Just as important as the tax climate is the other side of the government finance coin: spending. Reckless spending crowds out private investment and creates economic uncertainty. And contrary to what some believe, higher taxes do not mean better fiscal condition – rather, low-tax states that keep spending in check are in the best overall fiscal condition.

The Mercatus Center at George Mason University found that Florida, North Dakota, South Dakota, Utah, and Wyoming were the top five states for overall fiscal health, meaning they had higher levels of cash, low unfunded pension liabilities, and strong operating positions.

These tax and fiscal rankings mean more than just numbers on paper – they directly impact economic growth and thus people’s wellbeing, as evidenced by the correlation to states’ economic performance. According to the American Legislative Exchange Council’s “Rich States, Poor States” report, the top 10 states for economic growth (looking backward) were Texas, North Dakota, Washington, Utah, Colorado, Oklahoma, Oregon, South Dakota, North Carolina, and Montana. The average overall ranking of these 10 states on the Tax Foundation list is 11.5. On the Mercatus fiscal list, it is 14.1.

Looking forward, the top 10 states for economic outlook are Utah, Indiana, North Carolina, North Dakota, Tennessee, Florida, Wyoming, Arizona, Texas, and Idaho. Again, the average ranking of these states for tax climate is 13.1. On the Mercatus list, it is 11.6.

The correlation goes in the opposite direction, too.

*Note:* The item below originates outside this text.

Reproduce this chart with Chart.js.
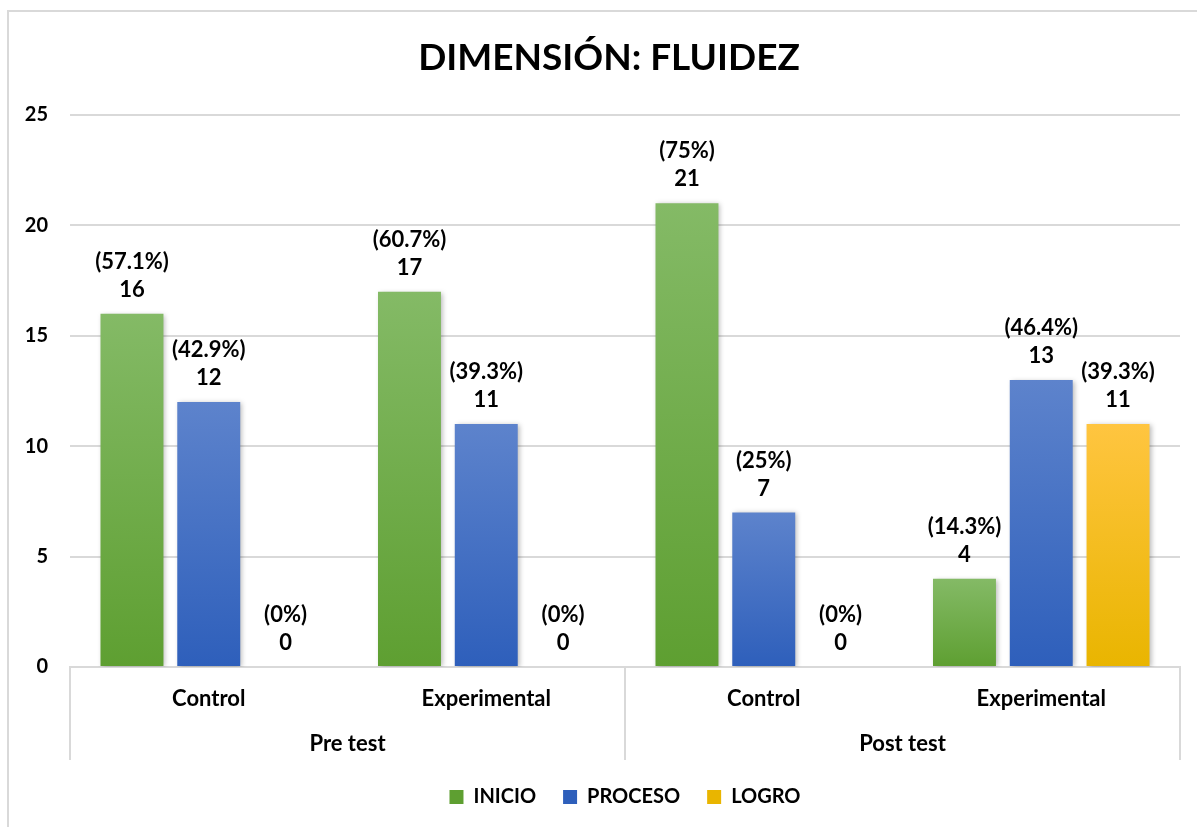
<!DOCTYPE html>
<html>
<head>
<meta charset="utf-8">
<script src="https://cdn.jsdelivr.net/npm/chart.js@4.4.1/dist/chart.umd.min.js"></script>
<style>
  html, body { margin: 0; padding: 0; background: #fff; }
  #wrap { position: relative; width: 1197px; height: 827px; overflow: hidden; }
  #frame { position: absolute; left: 7px; top: 10px; width: 1300px; height: 900px; border: 2px solid #d9d9d9; box-sizing: border-box; }
  canvas { position: absolute; left: 0; top: 0; }
</style>
</head>
<body>
<div id="wrap">
  <div id="frame"></div>
  <canvas id="c" width="1197" height="827"></canvas>
</div>
<script>
const titleText = 'DIMENSIÓN: FLUIDEZ';
const categories = ['Control', 'Experimental', 'Control', 'Experimental'];
const groups = ['Pre test', 'Post test'];
const seriesNames = ['INICIO', 'PROCESO', 'LOGRO'];
const inicio = [16, 17, 21, 4];
const proceso = [12, 11, 7, 13];
const logro = [0, 0, 0, 11];
const inicioPct = ['57.1%', '60.7%', '75%', '14.3%'];
const procesoPct = ['42.9%', '39.3%', '25%', '46.4%'];
const logroPct = ['0%', '0%', '0%', '39.3%'];
const yTicks = [0, 5, 10, 15, 20, 25];

const FONT = 'Lato, "Open Sans", sans-serif';
const colors = [
  ['#84ba66', '#5e9f31'],
  ['#5d83cc', '#2e5fbb'],
  ['#ffc540', '#e9b500']
];

function barGradient(idx) {
  return function (ctx) {
    const chart = ctx.chart;
    if (!chart.chartArea || ctx.type !== 'data') return colors[idx][1];
    const y = chart.scales.y;
    const top = y.getPixelForValue(ctx.raw || 0);
    const bottom = y.getPixelForValue(0);
    if (!(bottom - top > 0.5)) return colors[idx][1];
    const g = chart.ctx.createLinearGradient(0, top, 0, bottom);
    g.addColorStop(0, colors[idx][0]);
    g.addColorStop(1, colors[idx][1]);
    return g;
  };
}

const pctLists = [inicioPct, procesoPct, logroPct];

const labelPlugin = {
  id: 'labels',
  beforeDatasetsDraw(chart) {
    const c = chart.ctx;
    c.save();
    c.shadowColor = 'rgba(0,0,0,0.28)';
    c.shadowBlur = 5;
    c.shadowOffsetX = 2;
    c.shadowOffsetY = 1;
  },
  afterDatasetsDraw(chart) {
    const c = chart.ctx;
    c.restore();
    c.save();
    c.fillStyle = '#000';
    c.font = 'bold 22px ' + FONT;
    c.textAlign = 'center';
    c.textBaseline = 'middle';
    chart.data.datasets.forEach((ds, di) => {
      const meta = chart.getDatasetMeta(di);
      meta.data.forEach((el, i) => {
        c.fillText(String(ds.data[i]), el.x, el.y - 24);
        c.fillText('(' + pctLists[di][i] + ')', el.x, el.y - 52);
      });
    });
    c.restore();
  },
  afterDraw(chart) {
    const c = chart.ctx;
    const x = chart.scales.x;
    const area = chart.chartArea;
    c.save();
    c.fillStyle = '#000';
    c.font = 'bold 37px ' + FONT;
    c.textAlign = 'center';
    c.textBaseline = 'middle';
    c.fillText(titleText, 609, 58);
    c.strokeStyle = '#d9d9d9';
    c.lineWidth = 2;
    const mid = (x.getPixelForValue(1) + x.getPixelForValue(2)) / 2;
    [x.left, mid, x.right].forEach(px => {
      c.beginPath();
      c.moveTo(px, area.bottom);
      c.lineTo(px, area.bottom + 93);
      c.stroke();
    });
    c.font = 'bold 22px ' + FONT;
    groups.forEach((g, gi) => {
      const cx = (x.getPixelForValue(gi * 2) + x.getPixelForValue(gi * 2 + 1)) / 2;
      c.fillText(g, cx, area.bottom + 77);
    });
    c.restore();
  }
};

new Chart(document.getElementById('c'), {
  type: 'bar',
  data: {
    labels: categories,
    datasets: [
      { label: seriesNames[0], data: inicio, backgroundColor: barGradient(0) },
      { label: seriesNames[1], data: proceso, backgroundColor: barGradient(1) },
      { label: seriesNames[2], data: logro, backgroundColor: barGradient(2) }
    ]
  },
  options: {
    responsive: false,
    animation: false,
    devicePixelRatio: 1,
    categoryPercentage: 0.83,
    barPercentage: 0.82,
    layout: { padding: { left: 0, right: 17, top: 115, bottom: 10 } },
    plugins: {
      title: { display: false },
      tooltip: { enabled: false },
      legend: {
        display: true,
        position: 'bottom',
        fullSize: false,
        labels: {
          color: '#000',
          font: { family: FONT, size: 20, weight: 'bold' },
          boxWidth: 14,
          boxHeight: 14,
          padding: 27,
          generateLabels(chart) {
            return chart.data.datasets.map((ds, i) => ({
              text: ds.label,
              fillStyle: colors[i][1],
              strokeStyle: 'rgba(0,0,0,0)',
              lineWidth: 0,
              datasetIndex: i,
              hidden: false,
              fontColor: '#000'
            }));
          }
        }
      }
    },
    scales: {
      x: {
        grid: { display: false, drawTicks: false },
        border: { display: true, color: '#d9d9d9', width: 2 },
        ticks: { color: '#000', font: { family: FONT, size: 22, weight: 'bold' }, padding: 19, maxRotation: 0 },
        afterFit(scale) { scale.height = 93; }
      },
      y: {
        min: 0,
        max: 25,
        afterBuildTicks(scale) { scale.ticks = yTicks.map(v => ({ value: v })); },
        grid: { color: '#d9d9d9', lineWidth: 2, drawTicks: false },
        border: { display: false },
        ticks: { color: '#000', font: { family: FONT, size: 20, weight: 'bold' }, padding: 22 },
        afterFit(scale) { scale.width = 70; }
      }
    }
  },
  plugins: [labelPlugin]
});
</script>
</body>
</html>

Big-government, high-tax, reckless-spending states such as Vermont, California, New York, and New Jersey find themselves at or near the bottom of tax climate and fiscal health rankings, as well as the bottom in economic outlook.

Finally, there is perhaps no clearer way to assess what works and what doesn’t than by watching people vote with their feet. IRS and Census data collected by HowMoneyWalks.com makes clear that people are leaving high-tax, fiscally-reckless states such as New York, New Jersey, and California and flocking toward pro-growth environments such as Texas, Florida, and North Carolina.

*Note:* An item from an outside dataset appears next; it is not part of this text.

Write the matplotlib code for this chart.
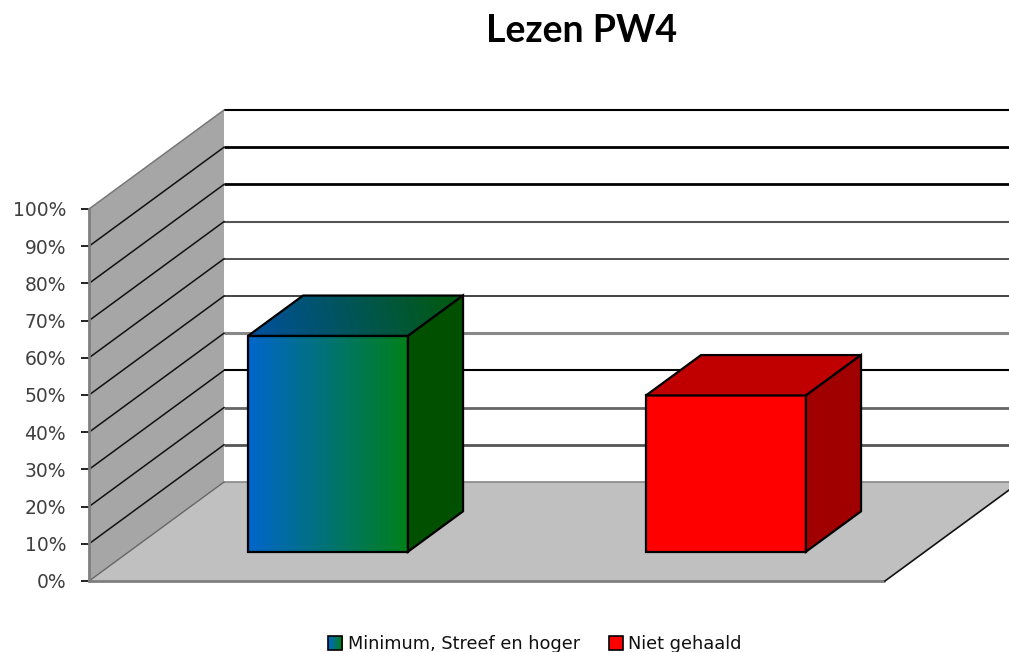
import numpy as np
import matplotlib
matplotlib.use("Agg")
import matplotlib.pyplot as plt
from matplotlib.colors import LinearSegmentedColormap
from matplotlib.legend_handler import HandlerBase
from matplotlib.patches import Patch, Polygon, Rectangle

title = "Lezen PW4"
categories = ["Minimum, Streef en hoger", "Niet gehaald"]
values = [58, 42]
y_ticks = [0, 10, 20, 30, 40, 50, 60, 70, 80, 90, 100]
y_tick_labels = ["0%", "10%", "20%", "30%", "40%", "50%", "60%", "70%", "80%", "90%", "100%"]

W, H = 1009, 652
BAR_W = 0.402
DEPTH_X = 135 / 398          # category units for the full floor depth
DEPTH_Y = 99 / 3.72          # percent units for the full floor depth
BAR_D0, BAR_D1 = 0.296, 0.704
X_MAX = 2.4


def proj(x, y, d=0.0):
    return (x + d * DEPTH_X, y + d * DEPTH_Y)


fig = plt.figure(figsize=(W / 100, H / 100), dpi=100)
ax = fig.add_axes([89 / W, 1 - 581 / H, 796 / W, 372 / H])
ax.set_xlim(0, 2)
ax.set_ylim(0, 100)
ax.patch.set_visible(False)
for s in ("top", "right", "bottom"):
    ax.spines[s].set_visible(False)
ax.spines["left"].set_color("#7f7f7f")
ax.spines["left"].set_linewidth(2)
ax.set_xticks([])
ax.set_yticks(y_ticks)
ax.set_yticklabels(y_tick_labels, fontsize=13.5, color="#404040",
                   family="DejaVu Sans")
ax.tick_params(axis="y", length=6, width=1.3, color="#111111", pad=10.5)


def poly(points, **kw):
    p = Polygon(points, closed=True, clip_on=False, **kw)
    ax.add_patch(p)
    return p


# Walls and floor
poly([proj(0, 0), proj(0, 100), proj(0, 100, 1), proj(0, 0, 1)],
     facecolor="#a6a6a6", edgecolor="none", zorder=1)
poly([proj(0, 0), proj(2, 0), proj(2, 0, 1), proj(X_MAX, 0, 1), proj(0, 0, 1)],
     facecolor="#c0c0c0", edgecolor="none", zorder=1)

# Gridlines
grid_colors = ["#888888", "#555555", "#666666", "#000000", "#888888", "#222222",
               "#333333", "#555555", "#000000", "#000000", "#000000"]
grid_widths = [1.2, 2.0, 2.0, 1.5, 2.2, 1.2, 1.2, 1.5, 2.0, 2.0, 1.5]
for t, c, lw in zip(y_ticks, grid_colors, grid_widths):
    x0, y0 = proj(0, t, 1)
    ax.plot([x0, X_MAX], [y0, y0], color=c, lw=lw, zorder=1.5, clip_on=False,
            solid_capstyle="butt")
    if t > 0:
        xa, ya = proj(0, t)
        ax.plot([xa, x0], [ya, y0], color="#111111" if t < 100 else "#777777",
                lw=1.1, zorder=1.6, clip_on=False)
# Edges of the floor
ax.plot([0, 2], [0, 0], color="#7f7f7f", lw=2, zorder=1.7, clip_on=False,
        solid_capstyle="butt")
ax.plot(*zip(proj(0, 0), proj(0, 0, 1)), color="#666666", lw=1, zorder=1.7, clip_on=False)
ax.plot(*zip(proj(2, 0), proj(2, 0, 1)), color="#111111", lw=1.2, zorder=1.7, clip_on=False)


def rgb(*c):
    return tuple(v / 255 for v in c)


front_cmap = LinearSegmentedColormap.from_list("front", [rgb(0, 102, 204), rgb(0, 128, 26)])
top_cmap = LinearSegmentedColormap.from_list("top", [rgb(0, 80, 160), rgb(0, 90, 16)])
ramp = np.linspace(0, 1, 256).reshape(1, -1)
diag = np.add.outer(np.linspace(0.05, 0, 64), np.linspace(0, 1, 256))

fills = [
    dict(front=front_cmap, top=top_cmap, side="#005000"),
    dict(front="#ff0000", top="#c00000", side="#a00000"),
]

for i, (v, f) in enumerate(zip(values, fills)):
    cx = i + 0.5
    x0, x1 = cx - BAR_W / 2, cx + BAR_W / 2
    a, b = BAR_D0, BAR_D1
    front = [proj(x0, 0, a), proj(x1, 0, a), proj(x1, v, a), proj(x0, v, a)]
    side = [proj(x1, 0, a), proj(x1, 0, b), proj(x1, v, b), proj(x1, v, a)]
    top = [proj(x0, v, a), proj(x1, v, a), proj(x1, v, b), proj(x0, v, b)]
    edge = dict(edgecolor="#000000", linewidth=1.6, joinstyle="miter")
    if isinstance(f["front"], str):
        poly(front, facecolor=f["front"], zorder=3, **edge)
        poly(top, facecolor=f["top"], zorder=3, **edge)
    else:
        xs, ys = zip(*front)
        ax.imshow(ramp, cmap=f["front"], aspect="auto", zorder=2.9,
                  extent=(min(xs), max(xs), min(ys), max(ys)), clip_on=False)
        poly(front, facecolor="none", zorder=3, **edge)
        xs, ys = zip(*top)
        im = ax.imshow(diag, cmap=f["top"], aspect="auto", zorder=2.9, vmin=0, vmax=1,
                       extent=(min(xs), max(xs), min(ys), max(ys)))
        im.set_clip_path(Polygon(top, closed=True, transform=ax.transData))
        poly(top, facecolor="none", zorder=3, **edge)
    poly(side, facecolor=f["side"], zorder=3, **edge)

ax.set_xlim(0, 2)
ax.set_ylim(0, 100)


class GradientHandler(HandlerBase):
    def create_artists(self, legend, orig_handle, xd, yd, width, height, fontsize, trans):
        n = 14
        arts = []
        for k in range(n):
            r = Rectangle((-xd + width * k / n, -yd), width / n + 0.3, height,
                          facecolor=front_cmap(k / (n - 1)), edgecolor="none", transform=trans)
            arts.append(r)
        arts.append(Rectangle((-xd, -yd), width, height, facecolor="none",
                              edgecolor="#000000", linewidth=1.2, transform=trans))
        return arts


h0 = Patch(label=categories[0])
h1 = Patch(facecolor="#ff0000", edgecolor="#000000", linewidth=1.2, label=categories[1])
fig.legend(handles=[h0, h1], handler_map={h0: GradientHandler()},
           loc="center", bbox_to_anchor=(535 / W, 1 - 644 / H), ncol=2, frameon=False,
           fontsize=12.8, handlelength=0.79, handleheight=0.79, handletextpad=0.31,
           columnspacing=1.63, labelcolor="#111111", borderpad=0)

fig.text(582 / W, 1 - 31 / H, title, ha="center", va="center", fontsize=27,
         fontweight="bold", family="Lato", color="#000000")

fig.savefig("out.png", dpi=100)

Since 1992, Texas has gained more than $17 billion in adjusted gross income from the basket-cases of California, Illinois, New York, and New Jersey alone. New Hampshire has gained from all but one of its northeast neighbors, taking in nearly $6 billion from Massachusetts, New York, Connecticut, New Jersey, and Vermont. This trend continues nationwide as evidenced by the data.

Clearly, people are not moving from California to Texas or from Vermont to New Hampshire because of the weather. A single 35-year-old with no dependents earning $50,000 a year would save more than $1,800 a year in state taxes by moving from California to Texas. The same person would save nearly $2,000 a year in state taxes just by moving across the border from Vermont to New Hampshire. She would also be gaining greater fiscal reliability, and, most importantly, greater economic opportunity.

While other policy questions such as the regulatory environment and labor law make a significant impact, one thing is clear: Taxes matter for economic growth. That’s a lesson lawmakers in Washington would do well to learn from the laboratories of democracy and keep in mind as they tackle the test of federal tax reform.